Jauh sebelum pandemi Covid-19, rupanya ada penyakit lain yang secara massif terus-terusan menular. Hal itu adalah penularan emosi akibat melihat reaksi seseorang.
Kesimpulan itu bisa kita ambil dari penelitian gabungan beberana universitas dari Oxford dan Birmingham yang meneliti proses “penularan emosi”. Subyek penelitian melibatkan 79 orang, rentang usianya 15 hingga 19 tahun yang hidup bersama selama tiga bulan. Responden diminta untuk menyimpulkan suasana hati mereka hari itu dalam catatan, serta interaksi dengan sesama subyek penelitian.
Videos by VICE
Penelitian ini menyimpulkan suasana hati kita akan sangat dipengaruhi oleh perilaku dan kondisi emosional orang-orang di sekitar. Semakin akrab kita dengan manusia dalam kelompok, makin mudah kondisi emosional seseorang menular ke anggota kelompok yang lain. Misal awalnya kita merasa baik-baik saja, di siang hari kita bisa ikutan bad mood ketika teman dekat memiliki emosi negatif. Efek sebaliknya bisa terjadi, bila mayoritas dalam kelompok tersebut merasakan suasana hati positif.
Dr Per Block, salah satu anggota penelitian ini menyatakan penularan emosi sebetulnya konsep yang dikenal orang awam, tapi tak pernah coba diamati secara serius melalui penelitian psikologi yang terukur. “Mood terbukti bisa menular, baik itu emosi yang asosiasinya negatif ataupun positif.
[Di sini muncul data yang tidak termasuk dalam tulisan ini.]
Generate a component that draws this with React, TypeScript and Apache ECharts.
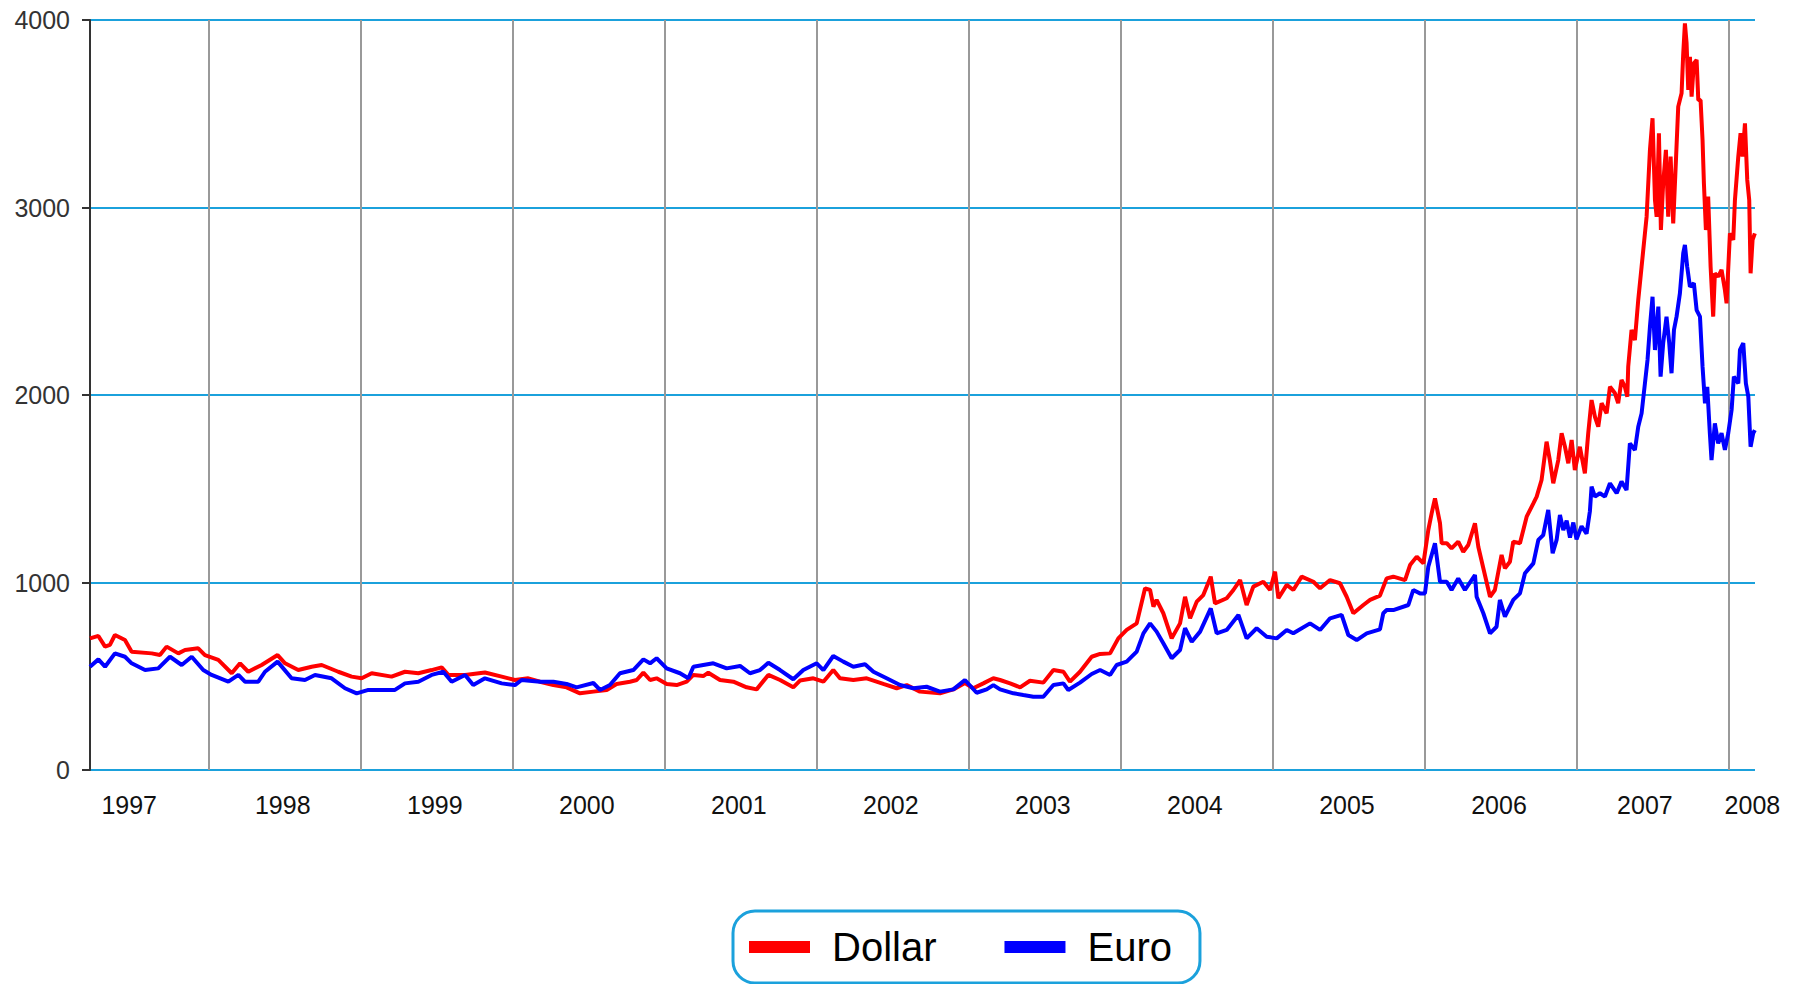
import { useEffect, useRef } from "react";
import * as echarts from "echarts";

const seriesNames = ["Dollar", "Euro"];

const dollarYears = [
  1997.222, 1997.277, 1997.321, 1997.353, 1997.386, 1997.452, 1997.496, 1997.628, 1997.682, 1997.726,
  1997.803, 1997.847, 1997.934, 1997.978, 1998.066, 1998.154, 1998.209, 1998.263, 1998.351, 1998.456,
  1998.505, 1998.592, 1998.68, 1998.746, 1998.855, 1998.943, 1999.009, 1999.075, 1999.206, 1999.294,
  1999.382, 1999.469, 1999.535, 1999.579, 1999.689, 1999.82, 1999.93, 2000.017, 2000.105, 2000.182,
  2000.27, 2000.357, 2000.445, 2000.533, 2000.621, 2000.686, 2000.774, 2000.818, 2000.862, 2000.906,
  2000.949, 2001.015, 2001.081, 2001.147, 2001.191, 2001.256, 2001.289, 2001.366, 2001.454, 2001.541,
  2001.607, 2001.684, 2001.761, 2001.848, 2001.892, 2001.98, 2002.046, 2002.111, 2002.155, 2002.243,
  2002.331, 2002.44, 2002.528, 2002.594, 2002.681, 2002.813, 2002.901, 2002.977, 2003.032, 2003.098,
  2003.164, 2003.208, 2003.274, 2003.34, 2003.405, 2003.493, 2003.559, 2003.625, 2003.668, 2003.734,
  2003.811, 2003.866, 2003.932, 2003.986, 2004.041, 2004.107, 2004.162, 2004.195, 2004.217, 2004.238,
  2004.282, 2004.337, 2004.392, 2004.425, 2004.458, 2004.502, 2004.545, 2004.594, 2004.622, 2004.699,
  2004.743, 2004.787, 2004.83, 2004.874, 2004.94, 2004.984, 2005.017, 2005.039, 2005.094, 2005.137,
  2005.192, 2005.269, 2005.313, 2005.379, 2005.444, 2005.488, 2005.532, 2005.598, 2005.642, 2005.707,
  2005.751, 2005.795, 2005.872, 2005.905, 2005.949, 2005.993, 2006.025, 2006.047, 2006.069, 2006.102,
  2006.113, 2006.146, 2006.178, 2006.222, 2006.255, 2006.288, 2006.332, 2006.354, 2006.387, 2006.431,
  2006.463, 2006.507, 2006.529, 2006.562, 2006.584, 2006.628, 2006.672, 2006.716, 2006.738, 2006.77,
  2006.803, 2006.825, 2006.847, 2006.88, 2006.902, 2006.924, 2006.946, 2006.968, 2006.989, 2007.022,
  2007.055, 2007.077, 2007.099, 2007.121, 2007.143, 2007.165, 2007.198, 2007.22, 2007.253, 2007.274,
  2007.296, 2007.318, 2007.334, 2007.34, 2007.362, 2007.384, 2007.406, 2007.428, 2007.45, 2007.461,
  2007.483, 2007.5, 2007.516, 2007.527, 2007.542, 2007.555, 2007.57, 2007.588, 2007.603, 2007.619,
  2007.636, 2007.654, 2007.669, 2007.691, 2007.702, 2007.713, 2007.724, 2007.735, 2007.746, 2007.757,
  2007.772, 2007.79, 2007.801, 2007.816, 2007.829, 2007.838, 2007.851, 2007.866, 2007.882, 2007.899,
  2007.91, 2007.932, 2007.954, 2007.976, 2007.987, 2008.009, 2008.031, 2008.042, 2008.064, 2008.079,
  2008.092, 2008.108, 2008.123, 2008.136, 2008.145, 2008.158, 2008.173,
];
const dollarValues = [
  702, 715, 658, 667, 720, 693, 631, 622, 613, 658,
  622, 640, 649, 613, 587, 516, 569, 524, 560, 613,
  569, 533, 551, 560, 524, 498, 489, 516, 498, 524,
  516, 533, 547, 507, 507, 520, 498, 480, 489, 471,
  453, 441, 409, 418, 427, 459, 471, 480, 519, 480,
  489, 459, 453, 471, 507, 501, 519, 480, 471, 441,
  430, 507, 480, 441, 477, 489, 471, 533, 489, 480,
  489, 459, 436, 453, 418, 409, 430, 464, 436, 462,
  489, 480, 462, 441, 476, 466, 533, 524, 471, 524,
  604, 619, 622, 702, 747, 782, 969, 960, 871, 907,
  836, 702, 782, 924, 809, 898, 933, 1031, 889, 916,
  960, 1013, 880, 978, 1004, 960, 1058, 916, 987, 960,
  1031, 1004, 969, 1013, 996, 924, 836, 880, 907, 930,
  1022, 1031, 1013, 1093, 1138, 1102, 1280, 1369, 1449, 1316,
  1209, 1210, 1182, 1218, 1164, 1200, 1316, 1191, 1076, 924,
  960, 1147, 1076, 1111, 1218, 1209, 1351, 1422, 1458, 1547,
  1751, 1650, 1529, 1653, 1796, 1724, 1636, 1760, 1600, 1724,
  1582, 1796, 1973, 1884, 1831, 1956, 1902, 2044, 2009, 1956,
  2080, 2044, 1991, 2151, 2347, 2293, 2507, 2684, 2862, 2951,
  3307, 3476, 3040, 2951, 3396, 2880, 3129, 3307, 2951, 3271,
  2915, 3253, 3538, 3609, 3822, 3982, 3876, 3627, 3804, 3591,
  3769, 3787, 3573, 3573, 3360, 3129, 2880, 3058, 2684, 2418,
  2649, 2631, 2667, 2560, 2489, 2862, 2827, 3040, 3271, 3396,
  3271, 3449, 3147, 3040, 2649, 2827, 2862,
];

const euroYears = [
  1997.222, 1997.277, 1997.321, 1997.386, 1997.452, 1997.496, 1997.584, 1997.671, 1997.748, 1997.825,
  1997.891, 1997.967, 1998.022, 1998.132, 1998.198, 1998.241, 1998.329, 1998.373, 1998.456, 1998.548,
  1998.636, 1998.702, 1998.811, 1998.899, 1998.976, 1999.053, 1999.162, 1999.228, 1999.294, 1999.382,
  1999.469, 1999.546, 1999.601, 1999.689, 1999.743, 1999.82, 1999.93, 2000.017, 2000.061, 2000.182,
  2000.27, 2000.357, 2000.423, 2000.533, 2000.577, 2000.642, 2000.708, 2000.796, 2000.862, 2000.906,
  2000.949, 2001.015, 2001.103, 2001.158, 2001.191, 2001.256, 2001.322, 2001.41, 2001.498, 2001.563,
  2001.629, 2001.684, 2001.761, 2001.848, 2001.914, 2002.002, 2002.046, 2002.111, 2002.177, 2002.243,
  2002.32, 2002.375, 2002.462, 2002.55, 2002.638, 2002.725, 2002.813, 2002.901, 2002.977, 2003.054,
  2003.12, 2003.164, 2003.208, 2003.296, 2003.361, 2003.427, 2003.493, 2003.559, 2003.625, 2003.657,
  2003.734, 2003.811, 2003.866, 2003.932, 2003.975, 2004.041, 2004.107, 2004.151, 2004.195, 2004.238,
  2004.282, 2004.337, 2004.392, 2004.425, 2004.469, 2004.524, 2004.594, 2004.633, 2004.699, 2004.776,
  2004.83, 2004.896, 2004.962, 2005.028, 2005.094, 2005.137, 2005.247, 2005.313, 2005.379, 2005.455,
  2005.499, 2005.554, 2005.62, 2005.707, 2005.729, 2005.751, 2005.795, 2005.894, 2005.926, 2005.97,
  2006.003, 2006.025, 2006.069, 2006.102, 2006.146, 2006.178, 2006.222, 2006.266, 2006.332, 2006.343,
  2006.387, 2006.431, 2006.474, 2006.496, 2006.529, 2006.584, 2006.628, 2006.661, 2006.716, 2006.749,
  2006.781, 2006.814, 2006.843, 2006.869, 2006.891, 2006.913, 2006.935, 2006.957, 2006.979, 2007.0,
  2007.033, 2007.066, 2007.088, 2007.099, 2007.121, 2007.154, 2007.187, 2007.22, 2007.264, 2007.296,
  2007.329, 2007.351, 2007.384, 2007.406, 2007.428, 2007.45, 2007.467, 2007.483, 2007.5, 2007.516,
  2007.538, 2007.553, 2007.57, 2007.592, 2007.61, 2007.625, 2007.641, 2007.658, 2007.68, 2007.702,
  2007.713, 2007.728, 2007.746, 2007.772, 2007.79, 2007.812, 2007.829, 2007.845, 2007.86, 2007.877,
  2007.888, 2007.91, 2007.932, 2007.954, 2007.976, 2007.998, 2008.02, 2008.035, 2008.064, 2008.075,
  2008.097, 2008.114, 2008.13, 2008.145, 2008.162, 2008.173,
];
const euroValues = [
  551, 590, 551, 622, 604, 569, 533, 542, 604, 560,
  604, 533, 507, 471, 507, 471, 471, 524, 578, 489,
  480, 507, 489, 436, 409, 427, 427, 427, 462, 471,
  507, 524, 471, 507, 453, 489, 462, 453, 480, 471,
  471, 459, 441, 464, 427, 453, 516, 533, 590, 569,
  596, 542, 516, 489, 551, 560, 569, 542, 555, 516,
  533, 572, 533, 484, 533, 569, 533, 608, 578, 551,
  564, 524, 489, 453, 436, 444, 418, 430, 480, 412,
  430, 453, 430, 409, 400, 391, 391, 453, 462, 427,
  466, 512, 533, 507, 560, 578, 631, 729, 782, 738,
  676, 596, 640, 756, 684, 738, 862, 729, 747, 827,
  702, 756, 711, 702, 747, 729, 782, 747, 809, 827,
  720, 693, 729, 750, 836, 853, 853, 880, 960, 942,
  942, 1084, 1209, 1004, 1004, 960, 1022, 960, 1040, 924,
  836, 729, 764, 907, 818, 907, 942, 1049, 1102, 1227,
  1253, 1387, 1156, 1227, 1360, 1280, 1330, 1240, 1320, 1230,
  1300, 1260, 1380, 1511, 1458, 1476, 1458, 1529, 1476, 1538,
  1493, 1742, 1707, 1831, 1902, 2062, 2187, 2364, 2524, 2240,
  2471, 2098, 2276, 2418, 2276, 2116, 2347, 2418, 2542, 2756,
  2800, 2684, 2578, 2596, 2453, 2418, 2151, 1956, 2044, 1796,
  1653, 1849, 1742, 1796, 1707, 1796, 1920, 2098, 2062, 2240,
  2276, 2062, 1991, 1724, 1796, 1813,
];

const yearBoundaries = [1998, 1999, 2000, 2001, 2002, 2003, 2004, 2005, 2006, 2007, 2008];
const yearLabelValues = [
  1997.48, 1998.49, 1999.49, 2000.49, 2001.49, 2002.49, 2003.49, 2004.49, 2005.49, 2006.49, 2007.45, 2008.157,
];
const yTicks = { min: 0, max: 4000, interval: 1000 };
const xRange = { min: 1997.222, max: 2008.174 };

const FONT = "'Liberation Sans', Arial, Helvetica, sans-serif";
const COLORS = ["#ff0000", "#0000ff"];
const GRID_BLUE = "#1ba1dc";

export default function App() {
  const ref = useRef<HTMLDivElement>(null);

  useEffect(() => {
    if (!ref.current) return;
    const chart = echarts.init(ref.current, null, { renderer: "svg" });
    const dollarData = dollarYears.map((x, i) => [x, dollarValues[i]]);
    const euroData = euroYears.map((x, i) => [x, euroValues[i]]);
    chart.setOption({
      animation: false,
      backgroundColor: "#ffffff",
      textStyle: { fontFamily: FONT },
      grid: { left: 90, right: 43, top: 20, bottom: 214, containLabel: false },
      xAxis: {
        type: "value",
        min: xRange.min,
        max: xRange.max,
        axisLine: { show: false },
        axisTick: { show: false },
        splitLine: { show: false },
        axisLabel: {
          customValues: yearLabelValues,
          formatter: (v: number) => String(Math.floor(v + 1e-9)),
          fontSize: 25,
          color: "#111111",
          fontFamily: FONT,
          margin: 22,
          showMinLabel: true,
          showMaxLabel: true,
          hideOverlap: false,
        },
      },
      yAxis: {
        type: "value",
        min: yTicks.min,
        max: yTicks.max,
        interval: yTicks.interval,
        axisLine: { show: true, lineStyle: { color: "#333333", width: 2 } },
        axisTick: { show: true, length: 8, lineStyle: { color: "#333333", width: 2 } },
        splitLine: { show: true, lineStyle: { color: GRID_BLUE, width: 2 } },
        axisLabel: {
          fontSize: 25,
          color: "#333333",
          fontFamily: FONT,
          margin: 20,
          formatter: (v: number) => String(v),
        },
      },
      legend: {
        data: seriesNames,
        left: 733,
        top: 911,
        orient: "horizontal",
        icon: "rect",
        itemWidth: 61,
        itemHeight: 12,
        itemGap: 68,
        padding: [12, 28, 12, 16],
        borderColor: GRID_BLUE,
        borderWidth: 3,
        borderRadius: 22,
        selectedMode: false,
        textStyle: {
          fontSize: 40,
          color: "#000000",
          fontFamily: FONT,
          lineHeight: 48,
          padding: [0, 0, 0, 17],
        },
      },
      series: [
        {
          name: seriesNames[0],
          type: "line",
          data: dollarData,
          showSymbol: false,
          symbol: "none",
          color: COLORS[0],
          itemStyle: { color: COLORS[0] },
          lineStyle: { color: COLORS[0], width: 4 },
          z: 3,
          markLine: {
            silent: true,
            z: 1,
            symbol: ["none", "none"],
            label: { show: false },
            emphasis: { disabled: true },
            lineStyle: { color: "#999999", width: 2, type: "solid" },
            data: yearBoundaries.map((y) => ({ xAxis: y })),
          },
        },
        {
          name: seriesNames[1],
          type: "line",
          data: euroData,
          showSymbol: false,
          symbol: "none",
          color: COLORS[1],
          itemStyle: { color: COLORS[1] },
          lineStyle: { color: COLORS[1], width: 4 },
          z: 4,
        },
      ],
    });
    return () => chart.dispose();
  }, []);

  return (
    <div
      ref={ref}
      style={{ position: "fixed", left: 0, top: 0, width: 1798, height: 984, background: "#ffffff" }}
    />
  );
}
Tapi dari penelitian kami, terlihat bila emosi negatif lebih cepat menular,” ujarnya.
Uniknya, meski emosi negatif seperti marah, takut, atau sedih gampang menular, ternyata orang yang gloomy tidak serta merta akan sulit berteman. Penelitian ini mengamati bahwa para responden secara bawah sadar sudah bersiap berinteraksi dengan orang dengan sifat apapun.
“Subyek penelitian kami secara konsisten tidak otomatis menjauhi seseorang yang sedang dalam kondisi emosional buruk,” demikian kesimpulan penelitian tersebut.
Artinya, jangan khawatir para pembaca yang selama ini gampang moody. Kalian masih bisa punya teman. Tapi, ingat-ingatlah pernyataan Dr Block, bahwa emosi kalian tetap bisa mempengaruhi kawan di tongkrongan.
Para peneliti berharap kajian ini bisa memperdalam wawasan tentang mekanisme depresi, serta dukungan emosional macam apa dari lingkungan yang bisa mengurangi efek negatif dari depresi.